Les sénateurs ont par ailleurs rejeté l’initiative du gouvernement consistant à lui permettre de prendre par ordonnance, dans un délai de dix-huit mois après publication de la loi, "toute mesure relevant du domaine de la loi visant à modifier le régime juridique de la vidéoprotection". En revanche, ils ont rétabli sur proposition du gouvernement la disposition issue de l'Assemblée sur la mutualisation des dispositifs de vidéoprotection (article 22 A bis).
Alors qu’un décret pris après avis de la commission nationale de la vidéoprotection est amené à fixer les modalités d’utilisation de la vidéoprotection, les sénateurs ont inclut la Cnil parmi les entités devant être consultées avant ce décret.
Police judiciaire
Autre gros volet concernant les polices municipales : l’expérimentation de cinq ans de nouvelles missions de police judiciaire prévues à l’article 1er. Les sénateurs ont repoussé le début de l’expérimentation du 30 juin au 31 octobre 2021 afin de laisser aux communes le temps de se porter candidates. Pour rappel, un amendement déjà adopté en commission avait abaissé de vingt à quinze le nombre d’agents de police municipale et de gardes champêtres nécessaires à l’expérimentation.

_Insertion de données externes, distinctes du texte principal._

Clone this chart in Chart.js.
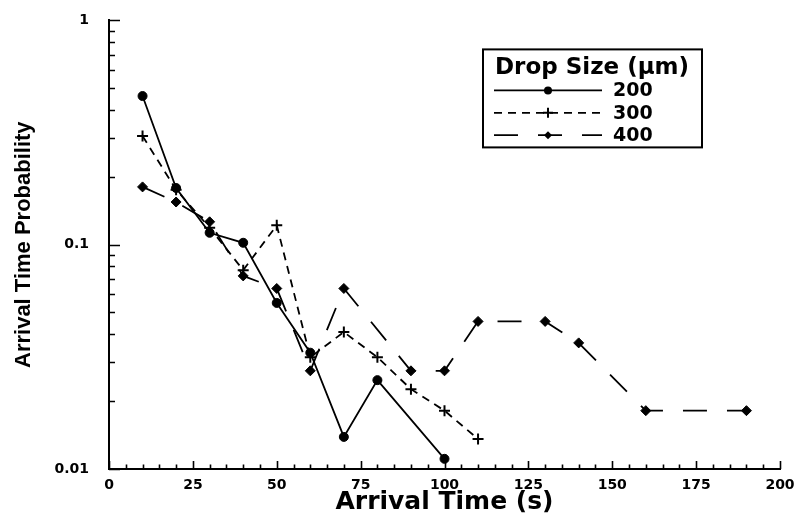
<!DOCTYPE html>
<html>
<head>
<meta charset="utf-8">
<script src="https://cdn.jsdelivr.net/npm/chart.js@4.4.1/dist/chart.umd.min.js"></script>
<style>
  html, body { margin: 0; padding: 0; background: #fff; }
  #wrap { width: 796px; height: 515px; }
</style>
</head>
<body>
<div id="wrap"><canvas id="myChart"></canvas></div>
<script>
'use strict';

// arrival time (s) and probability for each drop size
let times200 = [10, 20, 30, 40, 50, 60, 70, 80, 100];
let prob200 = [0.46, 0.179, 0.113, 0.102, 0.055, 0.033, 0.0139, 0.0249, 0.0111];

let times300 = [10, 20, 30, 40, 50, 60, 70, 80, 90, 100, 110];
let prob300 = [0.305, 0.176, 0.119, 0.077, 0.122, 0.0315, 0.0408, 0.0315, 0.0227, 0.0182, 0.0136];

let times400 = [10, 20, 30, 40, 50, 60, 70, 90, 100, 110, 130, 140, 160, 190];
let prob400 = [0.181, 0.155, 0.1265, 0.0726, 0.0638, 0.0274, 0.0638, 0.0274, 0.0274, 0.0455, 0.0455, 0.0365, 0.0182, 0.0182];

let dropSizes = ['200', '300', '400'];
let legendTitle = 'Drop Size (\u03bcm)';

let xTickStep = 25;
let xMinorStep = 5;
let yTickValues = [
  0.01, 0.02, 0.03, 0.04, 0.05, 0.06, 0.07, 0.08, 0.09,
  0.1, 0.2, 0.3, 0.4, 0.5, 0.6, 0.7, 0.8, 0.9, 1
];

function toPoints(xs, ys) {
  return xs.map((x, i) => ({ x: x, y: ys[i] }));
}

function isDecade(v) {
  let l = Math.log10(v);
  return Math.abs(l - Math.round(l)) < 1e-9;
}

const wideFont = 'DejaVu Sans';

// tick marks pointing into the plot, long on majors
const innerTicks = {
  id: 'innerTicks',
  afterDraw(chart) {
    let ctx = chart.ctx;
    let xs = chart.scales.x;
    let ys = chart.scales.y;
    let ca = chart.chartArea;
    ctx.save();
    ctx.strokeStyle = '#000';
    ctx.lineWidth = 1.6;
    ctx.beginPath();
    for (let v = xs.min; v <= xs.max; v += xMinorStep) {
      let px = Math.round(xs.getPixelForValue(v)) + 0.5;
      let len = v % xTickStep === 0 ? 8 : 4.5;
      ctx.moveTo(px, ca.bottom);
      ctx.lineTo(px, ca.bottom - len);
    }
    ys.ticks.forEach(t => {
      let py = Math.round(ys.getPixelForValue(t.value)) + 0.5;
      let len = isDecade(t.value) ? 11 : 6;
      ctx.moveTo(ca.left, py);
      ctx.lineTo(ca.left + len, py);
    });
    ctx.stroke();
    ctx.restore();
  }
};

function drawMarker(ctx, style, x, y, r) {
  ctx.beginPath();
  if (style === 'circle') {
    ctx.arc(x, y, r, 0, Math.PI * 2);
    ctx.fill();
  } else if (style === 'cross') {
    ctx.lineWidth = 2;
    ctx.setLineDash([]);
    ctx.moveTo(x - r, y); ctx.lineTo(x + r, y);
    ctx.moveTo(x, y - r); ctx.lineTo(x, y + r);
    ctx.stroke();
  } else {
    ctx.moveTo(x, y - r); ctx.lineTo(x + r, y);
    ctx.lineTo(x, y + r); ctx.lineTo(x - r, y);
    ctx.closePath();
    ctx.fill();
  }
}

// boxed legend with line samples like the original plot
const boxLegend = {
  id: 'boxLegend',
  afterDraw(chart) {
    let ctx = chart.ctx;
    let ca = chart.chartArea;
    let left = ca.left + 374;
    let top = ca.top + 29;
    let w = 219;
    let h = 98;
    ctx.save();
    ctx.fillStyle = '#fff';
    ctx.fillRect(left, top, w, h);
    ctx.strokeStyle = '#000';
    ctx.lineWidth = 2;
    ctx.strokeRect(left, top, w, h);
    ctx.fillStyle = '#000';
    ctx.textBaseline = 'middle';
    ctx.font = 'bold 23px "' + wideFont + '"';
    ctx.fillText(legendTitle, left + 12, top + 19);
    chart.data.datasets.forEach((ds, i) => {
      let y = top + 41 + i * 22.4;
      let x0 = left + 11;
      let x1 = left + 119;
      ctx.strokeStyle = '#000';
      ctx.lineWidth = ds.borderWidth;
      ctx.setLineDash(ds.borderDash || []);
      ctx.beginPath();
      ctx.moveTo(x0, y);
      ctx.lineTo(x1, y);
      ctx.stroke();
      ctx.setLineDash([]);
      drawMarker(ctx, ds.pointStyle, (x0 + x1) / 2, y, ds.pointStyle === 'cross' ? 5 : 4);
      ctx.font = 'bold 19px "' + wideFont + '"';
      ctx.fillText(ds.label, left + 130, y + 1);
    });
    ctx.restore();
  }
};

let ctx = document.getElementById('myChart').getContext('2d');

let myChart = new Chart(ctx, {
  type: 'scatter',
  data: {
    datasets: [{
      label: dropSizes[0],
      data: toPoints(times200, prob200),
      showLine: true,
      borderColor: '#000',
      backgroundColor: '#000',
      borderWidth: 1.8,
      pointStyle: 'circle',
      pointRadius: 4.5,
      pointBorderWidth: 1
    }, {
      label: dropSizes[1],
      data: toPoints(times300, prob300),
      showLine: true,
      borderColor: '#000',
      backgroundColor: '#000',
      borderWidth: 1.8,
      borderDash: [8, 6],
      pointStyle: 'cross',
      pointRadius: 5.5,
      pointBorderWidth: 2
    }, {
      label: dropSizes[2],
      data: toPoints(times400, prob400),
      showLine: true,
      borderColor: '#000',
      backgroundColor: '#000',
      borderWidth: 1.8,
      borderDash: [24, 20],
      pointStyle: 'rectRot',
      pointRadius: 5,
      pointBorderWidth: 1
    }]
  },
  options: {
    responsive: true,
    maintainAspectRatio: false,
    animation: false,
    layout: {
      padding: { top: 16, right: 16, left: 0, bottom: 0 }
    },
    plugins: {
      legend: { display: false },
      tooltip: { enabled: false }
    },
    scales: {
      x: {
        type: 'linear',
        min: 0,
        max: 200,
        afterFit: s => { s.height = 46; },
        grid: { display: false },
        border: { display: true, color: '#000', width: 2 },
        ticks: {
          stepSize: xTickStep,
          padding: 0,
          color: '#000',
          maxRotation: 0,
          font: { family: wideFont, size: 14, weight: 'bold' }
        },
        title: {
          display: true,
          text: 'Arrival Time (s)',
          color: '#000',
          padding: { top: 0, bottom: 0 },
          font: { family: wideFont, size: 25, weight: 'bold', lineHeight: 1 }
        }
      },
      y: {
        type: 'logarithmic',
        min: 0.01,
        max: 1,
        afterFit: s => { s.width = 109; },
        afterBuildTicks: s => { s.ticks = yTickValues.map(v => ({ value: v })); },
        grid: { display: false },
        border: { display: true, color: '#000', width: 2 },
        ticks: {
          autoSkip: false,
          padding: 12,
          color: '#000',
          font: { family: wideFont, size: 14, weight: 'bold' },
          callback: v => (isDecade(v) ? String(v) : '')
        },
        title: {
          display: true,
          text: 'Arrival Time Probability',
          color: '#000',
          padding: { top: 11, bottom: 0 },
          font: { family: 'Liberation Sans', size: 22, weight: 'bold', lineHeight: 1.2 }
        }
      }
    }
  },
  plugins: [innerTicks, boxLegend]
});
</script>
</body>
</html>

Les sénateurs ont prévu d’étendre la formation complémentaire des agents municipaux à la totalité de la durée de l’expérimentation, soit cinq ans, et non à la seule première année. "Plus largement c’est une politique de refonte de la formation des policiers municipaux qu'il faut aujourd'hui mettre en œuvre, car de nombreux problèmes de méconnaissance des procédures sont constatés par l'ensemble des acteurs de terrain concernés", arguent les auteurs de cet amendement. Ils souhaitent que cette formation complémentaire "n'implique pas de dépense supplémentaire à la charge des collectivités" et qu’elle soit donc prise en charge par l’Etat.
A l’évaluation que les communes ou EPCI concernés devront remettre au gouvernement neuf mois avant le terme de l’expérimentation, les sénateurs ont ajouté l’obligation d’organiser un débat devant l'assemblée délibérante de la collectivité à mi-parcours de l’expérimentation. A l’initiative des rapporteurs de la commission des Lois, les sénateurs ont également prévu que le gouvernement transmette au Parlement un rapport mentionnant les communes et EPCI de l’expérimentation, ainsi qu’une évaluation intermédiaire.
Ils ont rétabli l’usage de produits stupéfiants à la liste des délits que les policiers municipaux pourront constater (cette disposition avait été supprimée par la commission des Lois).
Les sénateurs ont également ajouté un article permettant aux policiers municipaux et gardes champêtres de constater les délits causés à l’encontre des exploitations agricoles (article 1 bis A). La peine encourue serait portée d’un an d’emprisonnement et 15.000 euros d’amende à trois ans d’emprisonnement et 45.000 euros.
Mutualisation
Plusieurs amendements sont venus muscler le volet consacré à la mutualisation des polices municipales, notamment en milieu rural. Un amendement vise à permettre la création d’une police municipale pluri-communale entre des communes géographiquement proches mais qui n’ont pas de frontière commune. Il "introduit la notion de 'proximité territoriale' en remplacement de 'continuité territoriale' actuellement exigée", arguent les auteurs, qui relèvent "une forte augmentation des incivilités et de la petite délinquance" en milieu rural, notamment dans des communes aujourd’hui dépourvues de polices municipales. Par ailleurs, si le texte prévoyait que les maires de communes limitrophes ou d’un même EPCI puissent mettre leurs policiers municipaux à disposition, les sénateurs ont étendu cette disposition au renfort de gardes champêtres (6 bis B).
Les sénateurs ont étendu aux gardes champêtres la possibilité de mise en fourrière de véhicules. Enfin, les agents de police municipale, revêtus de leurs uniformes, pourront "faire usage de matériels appropriés pour immobiliser les moyens de transports". "Les agents de police municipale, dans le cadre de leurs missions quotidiennes de sécurité routière, peuvent être confrontés à des comportements de fuite ou de mise en danger de la vie d’autrui ou d’eux-mêmes", justifie cet amendement gouvernemental.